● GOAL
In the listing below, pick out lines with "chart".

Plotting code records:

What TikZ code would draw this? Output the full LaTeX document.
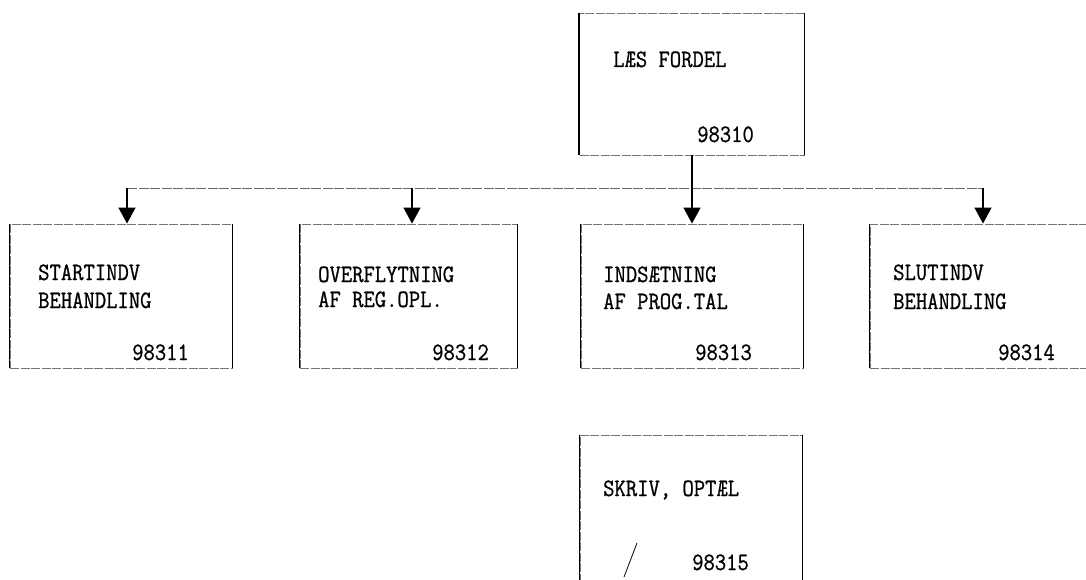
\documentclass[tikz,border=0pt]{standalone}
\usepackage{fontspec}
\newfontfamily\typew{Latin Modern Mono}[FakeStretch=0.88,FakeBold=0.8]
\usetikzlibrary{arrows.meta,calc}
\begin{document}
\begin{tikzpicture}[x=1pt,y=-1pt,
  box/.style={draw=black!55,line width=0.9pt,dash pattern=on 9pt off 1.5pt,
    rectangle,minimum width=#1,inner sep=0pt},
  box/.default=222pt,
  side/.style={draw=black,line width=1.3pt},
  bus/.style={draw=black!60,line width=0.9pt,dash pattern=on 10pt off 1.5pt},
  arr/.style={draw=black,line width=1.4pt,-{Triangle[width=17pt,length=16pt]}},
  lbl/.style={font=\typew\fontsize{25}{28}\selectfont,anchor=base west,inner sep=0pt}]
\clip (0,0) rectangle (1086,580);
\fill[white] (0,0) rectangle (1086,580);
% boxes
\node[box=225pt,minimum height=142pt] (top) at (692,84) {};
\node[box=222pt,minimum height=144pt] (b1) at (121,296) {};
\node[box=217pt,minimum height=144pt] (b2) at (408.5,296) {};
\node[box=222pt,minimum height=144pt] (b3) at (692,296) {};
\node[box=226pt,minimum height=144pt] (b4) at (983,296) {};
\node[box=222pt,minimum height=184pt] (b5) at (691,527) {};
% heavy vertical sides
\foreach \b in {top,b1,b2,b3,b4,b5}{
  \draw[side] (\b.north west) -- (\b.south west);
  \draw[side,line width=1pt] (\b.north east) -- (\b.south east);
}
% texts
\node[lbl] (t0a) at (613,67) {LÆS FORDEL};
\node[lbl] (t0n) at (697,142) {98310};
\node[lbl] (t1a) at (38,280) {STARTINDV};
\node[lbl] (t1b) at (38,308) {BEHANDLING};
\node[lbl] (t1n) at (132,360) {98311};
\node[lbl] (t2a) at (318,282) {OVERFLYTNING};
\node[lbl] (t2b) at (318,307) {AF REG.OPL.};
\node[lbl] (t2n) at (432,360) {98312};
\node[lbl] (t3a) at (603,282) {INDSÆTNING};
\node[lbl] (t3b) at (603,309) {AF PROG.TAL};
\node[lbl] (t3n) at (695,360) {98313};
\node[lbl] (t4a) at (893,280) {SLUTINDV};
\node[lbl] (t4b) at (893,309) {BEHANDLING};
\node[lbl] (t4n) at (998,360) {98314};
\node[lbl] (t5a) at (603,496) {SKRIV, OPTÆL};
\node[lbl] (t5n) at (692,570) {98315};
% connectors
\coordinate (c1) at (127,188);
\coordinate (c2) at (412,188);
\coordinate (c4) at (983,188);
\draw[bus] (c1) -- (c4);
\draw[arr] (top.south) -- (top.south |- b3.north);
\draw[arr] (c1) -- (c1 |- b1.north);
\draw[arr] (c2) -- (c2 |- b2.north);
\draw[arr] (c4) -- (c4 |- b4.north);
% pen mark
\draw[line width=0.8pt] (637,543) -- (624,577);
\end{tikzpicture}
\end{document}
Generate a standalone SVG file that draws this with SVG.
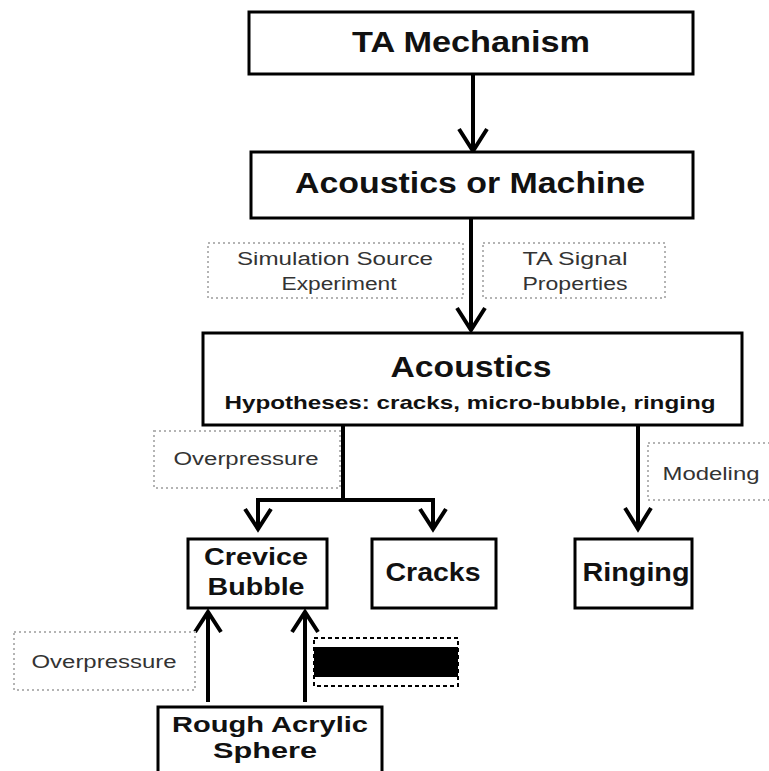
<svg xmlns="http://www.w3.org/2000/svg" width="769" height="771" viewBox="0 0 769 771">
<style>
.box{fill:#fff;stroke:#000;stroke-width:3}
.note{fill:#fff;stroke:#b4b4b4;stroke-width:2;stroke-dasharray:2 3}
.t{font-family:"Liberation Sans",Arial,sans-serif;font-weight:bold;fill:#111;text-anchor:middle}
.n{font-family:"Liberation Sans",Arial,sans-serif;fill:#333;text-anchor:middle;font-size:18px}
.c{fill:none;stroke:#000;stroke-width:4}
.h{fill:none;stroke:#000;stroke-width:4;stroke-linejoin:miter}
</style>
<rect width="769" height="771" fill="#fff"/>
<g id="connectors">
<line class="c" x1="473" y1="74" x2="473" y2="150"/>
<polyline class="h" points="459,129 473,151 487,129"/>
<line class="c" x1="471" y1="218" x2="471" y2="329"/>
<polyline class="h" points="457,308 471,330 485,308"/>
<polyline class="c" points="343,425 343,500"/>
<polyline class="c" points="256,500 435,500"/>
<line class="c" x1="258" y1="500" x2="258" y2="528"/>
<polyline class="h" points="245,509 258,529 271,509"/>
<line class="c" x1="433" y1="500" x2="433" y2="528"/>
<polyline class="h" points="420,509 433,529 446,509"/>
<line class="c" x1="638" y1="425" x2="638" y2="528"/>
<polyline class="h" points="625,508 638,529 651,508"/>
<line class="c" x1="208" y1="702" x2="208" y2="612"/>
<polyline class="h" points="195,632 208,612 221,632"/>
<line class="c" x1="305" y1="702" x2="305" y2="612"/>
<polyline class="h" points="292,632 305,612 318,632"/>
</g>
<g id="ta-mechanism">
<rect class="box" x="249" y="12" width="444" height="62"/>
<text class="t" x="471" y="52" font-size="30" textLength="238" lengthAdjust="spacingAndGlyphs">TA Mechanism</text>
</g>
<g id="acoustics-or-machine">
<rect class="box" x="251" y="152" width="442" height="66"/>
<text class="t" x="470" y="193" font-size="29" textLength="350" lengthAdjust="spacingAndGlyphs">Acoustics or Machine</text>
</g>
<g id="note-simulation">
<rect class="note" x="208" y="243" width="255" height="55"/>
<text class="n" x="335" y="265" textLength="196" lengthAdjust="spacingAndGlyphs">Simulation Source</text>
<text class="n" x="339" y="290" textLength="115" lengthAdjust="spacingAndGlyphs">Experiment</text>
</g>
<g id="note-signal">
<rect class="note" x="483" y="243" width="182" height="55"/>
<text class="n" x="575" y="265" textLength="105" lengthAdjust="spacingAndGlyphs">TA Signal</text>
<text class="n" x="575" y="290" textLength="105" lengthAdjust="spacingAndGlyphs">Properties</text>
</g>
<g id="acoustics">
<rect class="box" x="203" y="333" width="539" height="92"/>
<text class="t" x="471" y="377" font-size="29" textLength="161" lengthAdjust="spacingAndGlyphs">Acoustics</text>
<text class="t" x="470" y="409" font-size="19" textLength="491" lengthAdjust="spacingAndGlyphs">Hypotheses: cracks, micro-bubble, ringing</text>
</g>
<g id="note-overpressure-1">
<rect class="note" x="154" y="431" width="186" height="57"/>
<text class="n" x="246" y="465" textLength="145" lengthAdjust="spacingAndGlyphs">Overpressure</text>
</g>
<g id="note-modeling">
<rect class="note" x="648" y="443" width="130" height="57"/>
<text class="n" x="711" y="480" textLength="97" lengthAdjust="spacingAndGlyphs">Modeling</text>
</g>
<g id="crevice-bubble">
<rect class="box" x="188" y="539" width="139" height="69"/>
<text class="t" x="256" y="565" font-size="24" textLength="104" lengthAdjust="spacingAndGlyphs">Crevice</text>
<text class="t" x="256" y="595" font-size="24" textLength="97" lengthAdjust="spacingAndGlyphs">Bubble</text>
</g>
<g id="cracks">
<rect class="box" x="372" y="539" width="124" height="69"/>
<text class="t" x="433" y="581" font-size="25" textLength="95" lengthAdjust="spacingAndGlyphs">Cracks</text>
</g>
<g id="ringing">
<rect class="box" x="575" y="539" width="117" height="69"/>
<text class="t" x="636" y="581" font-size="25" textLength="107" lengthAdjust="spacingAndGlyphs">Ringing</text>
</g>
<g id="note-overpressure-2">
<rect class="note" x="14" y="632" width="181" height="58"/>
<text class="n" x="104" y="668" textLength="145" lengthAdjust="spacingAndGlyphs">Overpressure</text>
</g>
<g id="redacted-note">
<rect x="314" y="638" width="144" height="48" fill="#fff" stroke="#000" stroke-width="2" stroke-dasharray="4 3"/>
<rect x="314" y="647" width="144" height="30" fill="#000"/>
</g>
<g id="rough-acrylic-sphere">
<rect class="box" x="158" y="707" width="224" height="90"/>
<text class="t" x="270" y="732" font-size="22" textLength="196" lengthAdjust="spacingAndGlyphs">Rough Acrylic</text>
<text class="t" x="265" y="758" font-size="22" textLength="104" lengthAdjust="spacingAndGlyphs">Sphere</text>
</g>
</svg>
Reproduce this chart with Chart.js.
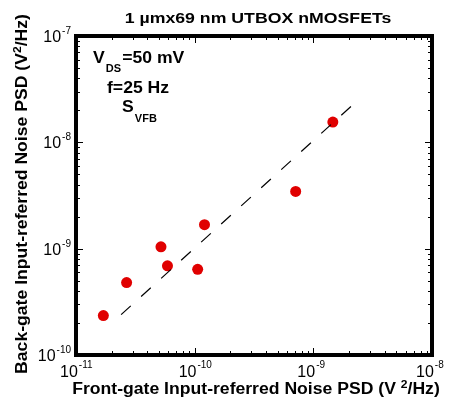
<!DOCTYPE html>
<html>
<head>
<meta charset="utf-8">
<script src="https://cdn.jsdelivr.net/npm/chart.js@4.4.1/dist/chart.umd.min.js"></script>
<style>
  html, body { margin: 0; padding: 0; background: #fff; }
  #wrap { width: 451px; height: 400px; position: relative; }
</style>
</head>
<body>
<div id="wrap"><canvas id="chart"></canvas></div>
<script>
// data
const frontGate = [1.70e-11, 2.67e-11, 5.2e-11, 5.9e-11, 1.06e-10, 1.21e-10, 7.1e-10, 1.46e-9];
const backGate  = [2.35e-10, 4.8e-10, 1.04e-9, 6.9e-10, 6.4e-10, 1.68e-9, 3.45e-9, 1.55e-8];
const fitX = [2.4e-11, 2.1e-9];
const fitY = [2.4e-10, 2.2e-8];
const xDecades = [-11, -10, -9, -8];
const yDecades = [-10, -9, -8, -7];

const FONT = "'Liberation Sans', Arial, sans-serif";

// draws runs of text, each with its own size and baseline shift; sx stretches horizontally
function drawRuns(ctx, runs, x, y, align, sx) {
  sx = sx || 1;
  let total = 0;
  runs.forEach(r => { ctx.font = r.font; r.w = ctx.measureText(r.t).width; total += r.w + (r.gap || 0); });
  let cx = align === 'center' ? -total / 2 : align === 'right' ? -total : 0;
  ctx.save();
  ctx.translate(x, y);
  ctx.scale(sx, 1);
  ctx.textAlign = 'left';
  ctx.textBaseline = 'alphabetic';
  runs.forEach(r => {
    ctx.font = r.font;
    ctx.fillText(r.t, cx, r.dy || 0);
    cx += r.w + (r.gap || 0);
  });
  ctx.restore();
}

const frame = {
  id: 'frame',
  afterDraw(chart) {
    const { ctx, chartArea: a, scales } = chart;
    const xs = scales.x, ys = scales.y;
    ctx.save();
    ctx.fillStyle = '#000';
    ctx.strokeStyle = '#000';

    // inside ticks, all four sides
    ctx.lineWidth = 1;
    ctx.beginPath();
    xDecades.forEach((d, i) => {
      for (let m = 1; m < 10; m++) {
        if (m > 1 && i === xDecades.length - 1) break;
        const px = Math.round(xs.getPixelForValue(m * Math.pow(10, d))) + 0.5;
        const len = m === 1 ? 7 : 4;
        ctx.moveTo(px, a.bottom); ctx.lineTo(px, a.bottom - len);
        ctx.moveTo(px, a.top); ctx.lineTo(px, a.top + len);
      }
    });
    yDecades.forEach((d, i) => {
      for (let m = 1; m < 10; m++) {
        if (m > 1 && i === yDecades.length - 1) break;
        const py = Math.round(ys.getPixelForValue(m * Math.pow(10, d))) + 0.5;
        const len = m === 1 ? 7 : 4;
        ctx.moveTo(a.left, py); ctx.lineTo(a.left + len, py);
        ctx.moveTo(a.right, py); ctx.lineTo(a.right - len, py);
      }
    });
    ctx.stroke();

    // heavy box
    ctx.lineWidth = 4;
    ctx.strokeRect(a.left, a.top, a.right - a.left, a.bottom - a.top);

    // tick labels
    const big = '16px ' + FONT, small = '10px ' + FONT;
    xDecades.forEach(d => {
      const px = xs.getPixelForValue(Math.pow(10, d));
      drawRuns(ctx, [{ t: '10', font: big, gap: 1 }, { t: String(d), font: small, dy: -9 }], px - 16, a.bottom + 22, 'left');
    });
    yDecades.forEach(d => {
      const py = ys.getPixelForValue(Math.pow(10, d));
      drawRuns(ctx, [{ t: '10', font: big, gap: 1 }, { t: String(d), font: small, dy: -8 }], a.left - 5, py + 6, 'right');
    });

    // titles
    const bold = 'bold 16px ' + FONT, boldSup = 'bold 11px ' + FONT;
    drawRuns(ctx, [{ t: '1 \u00b5mx69 nm UTBOX nMOSFETs', font: 'bold 15px ' + FONT }], 258, 23, 'center', 1.18);
    drawRuns(ctx, [
      { t: 'Front-gate Input-referred Noise PSD (V ', font: bold },
      { t: '2', font: boldSup, dy: -6 },
      { t: '/Hz)', font: bold }
    ], 256, 394, 'center', 1.1);

    ctx.save();
    ctx.translate(27, 194);
    ctx.rotate(-Math.PI / 2);
    drawRuns(ctx, [
      { t: 'Back-gate Input-referred Noise PSD (V', font: bold },
      { t: '2', font: boldSup, dy: -6 },
      { t: '/Hz)', font: bold }
    ], 0, 0, 'center', 1.1);
    ctx.restore();

    // annotations
    const sub = 'bold 10px ' + FONT;
    drawRuns(ctx, [
      { t: 'V', font: bold, gap: 1 },
      { t: 'DS', font: sub, dy: 9, gap: 1 },
      { t: '=50 mV', font: bold }
    ], 93, 63, 'left', 1.1);
    drawRuns(ctx, [{ t: 'f=25 Hz', font: bold }], 107, 93, 'left', 1.1);
    drawRuns(ctx, [
      { t: 'S', font: bold, gap: 1 },
      { t: 'VFB', font: sub, dy: 10 }
    ], 122, 112, 'left', 1.1);

    ctx.restore();
  }
};

new Chart(document.getElementById('chart'), {
  type: 'scatter',
  data: {
    datasets: [
      {
        label: 'fit',
        data: fitX.map((x, i) => ({ x, y: fitY[i] })),
        showLine: true,
        borderColor: '#000',
        borderWidth: 1.2,
        borderDash: [13, 14],
        pointRadius: 0,
        fill: false
      },
      {
        label: 'SVFB',
        data: frontGate.map((x, i) => ({ x, y: backGate[i] })),
        backgroundColor: '#e00000',
        borderColor: '#e00000',
        borderWidth: 0,
        pointRadius: 5.5,
        pointHoverRadius: 5.5
      }
    ]
  },
  options: {
    responsive: true,
    maintainAspectRatio: false,
    animation: false,
    layout: { padding: { top: 36, right: 19, left: 0, bottom: 0 } },
    plugins: { legend: { display: false }, tooltip: { enabled: false }, title: { display: false } },
    scales: {
      x: {
        type: 'logarithmic',
        min: 1e-11, max: 1e-8,
        grid: { display: false, drawTicks: false },
        border: { display: false },
        ticks: { display: false },
        afterFit(scale) { scale.height = 45; }
      },
      y: {
        type: 'logarithmic',
        min: 1e-10, max: 1e-7,
        grid: { display: false, drawTicks: false },
        border: { display: false },
        ticks: { display: false },
        afterFit(scale) { scale.width = 76; }
      }
    }
  },
  plugins: [frame]
});
</script>
</body>
</html>
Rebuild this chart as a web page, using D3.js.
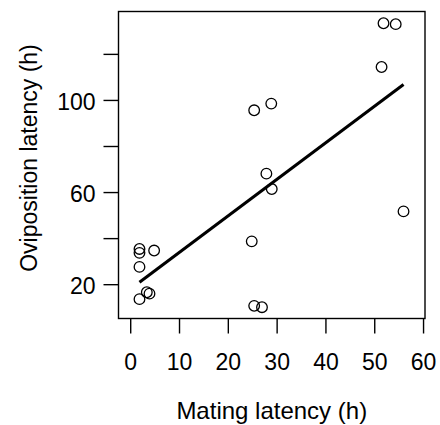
<!DOCTYPE html>
<html>
<head>
<meta charset="utf-8">
<script src="https://cdn.jsdelivr.net/npm/d3@7"></script>
<style>
  body { margin: 0; background: #fff; }
  svg text { font-family: "Liberation Sans", Arial, Helvetica, sans-serif; fill: #000; }
</style>
</head>
<body>
<script>
// mating latency (h) vs oviposition latency (h)
const matingLatency = [51.9, 54.4, 51.5, 25.4, 28.9, 27.9, 29.0, 56.0, 24.9,
                       1.9, 1.9, 4.9, 1.9, 3.4, 3.95, 1.9, 25.4, 27.0];
const ovipositionLatency = [133.3, 132.9, 114.3, 95.5, 98.4, 68.0, 61.3, 51.6, 38.6,
                            35.3, 33.6, 34.6, 27.5, 16.5, 15.9, 13.5, 10.6, 10.0];
const xTicks = [0, 10, 20, 30, 40, 50, 60];
const yTicks = [20, 40, 60, 80, 100, 120];
const yLabelled = [20, 60, 100];
// fitted line: intercept, slope
const fit = [17.8, 1.587];

const width = 440, height = 425;
const box = {left: 118.5, right: 425, top: 11.5, bottom: 318.5};

const svg = d3.select("body").append("svg")
    .attr("width", width)
    .attr("height", height);

const x = d3.scaleLinear()
    .domain([-2.4, 60.4])
    .range([box.left, box.right]);

const y = d3.scaleLinear()
    .domain([5.1, 138.4])
    .range([box.bottom, box.top]);

// x axis
const xAxis = svg.append("g")
    .attr("transform", `translate(0,${box.bottom})`)
    .call(d3.axisBottom(x).tickValues(xTicks).tickSize(15).tickPadding(20));
xAxis.select(".domain").remove();
xAxis.selectAll("line").attr("stroke", "#000").attr("stroke-width", 1.4);
xAxis.selectAll("text").attr("font-size", 23).attr("font-family", null);

// y axis
const yAxis = svg.append("g")
    .attr("transform", `translate(${box.left},0)`)
    .call(d3.axisLeft(y).tickValues(yTicks).tickSize(15).tickPadding(8)
      .tickFormat(d => yLabelled.includes(d) ? d : ""));
yAxis.select(".domain").remove();
yAxis.selectAll("line").attr("stroke", "#000").attr("stroke-width", 1.4);
yAxis.selectAll("text").attr("font-size", 23).attr("font-family", null).attr("dy", "0.42em");

// plot box
svg.append("rect")
    .attr("x", box.left)
    .attr("y", box.top)
    .attr("width", box.right - box.left)
    .attr("height", box.bottom - box.top)
    .attr("fill", "none")
    .attr("stroke", "#000")
    .attr("stroke-width", 1.4);

// points
svg.selectAll("circle")
    .data(matingLatency)
    .enter().append("circle")
    .attr("cx", d => x(d))
    .attr("cy", (d, i) => y(ovipositionLatency[i]))
    .attr("r", 5.3)
    .attr("fill", "none")
    .attr("stroke", "#000")
    .attr("stroke-width", 1.3);

// regression line over the data range
const xr = d3.extent(matingLatency);
svg.append("line")
    .attr("x1", x(xr[0]))
    .attr("y1", y(fit[0] + fit[1] * xr[0]))
    .attr("x2", x(xr[1]))
    .attr("y2", y(fit[0] + fit[1] * xr[1]))
    .attr("stroke", "#000")
    .attr("stroke-width", 3);

// axis titles
svg.append("text")
    .attr("x", (box.left + box.right) / 2)
    .attr("y", 419)
    .attr("text-anchor", "middle")
    .attr("font-size", 24)
    .text("Mating latency (h)");

svg.append("text")
    .attr("transform", "translate(37,158) rotate(-90)")
    .attr("text-anchor", "middle")
    .attr("font-size", 23)
    .text("Oviposition latency (h)");
</script>
</body>
</html>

● COMPLETE ANSWER
Reproduce this chart with Chart.js.
<script src="https://cdn.jsdelivr.net/npm/chart.js@4.4.1/dist/chart.umd.min.js"></script>
<div id="wrap"><canvas id="chart"></canvas></div>
  afterDraw(chart) {
    const { ctx, chartArea: a, scales } = chart;
new Chart(document.getElementById('chart'), {
Rebuild this chart as a web page, using D3.js.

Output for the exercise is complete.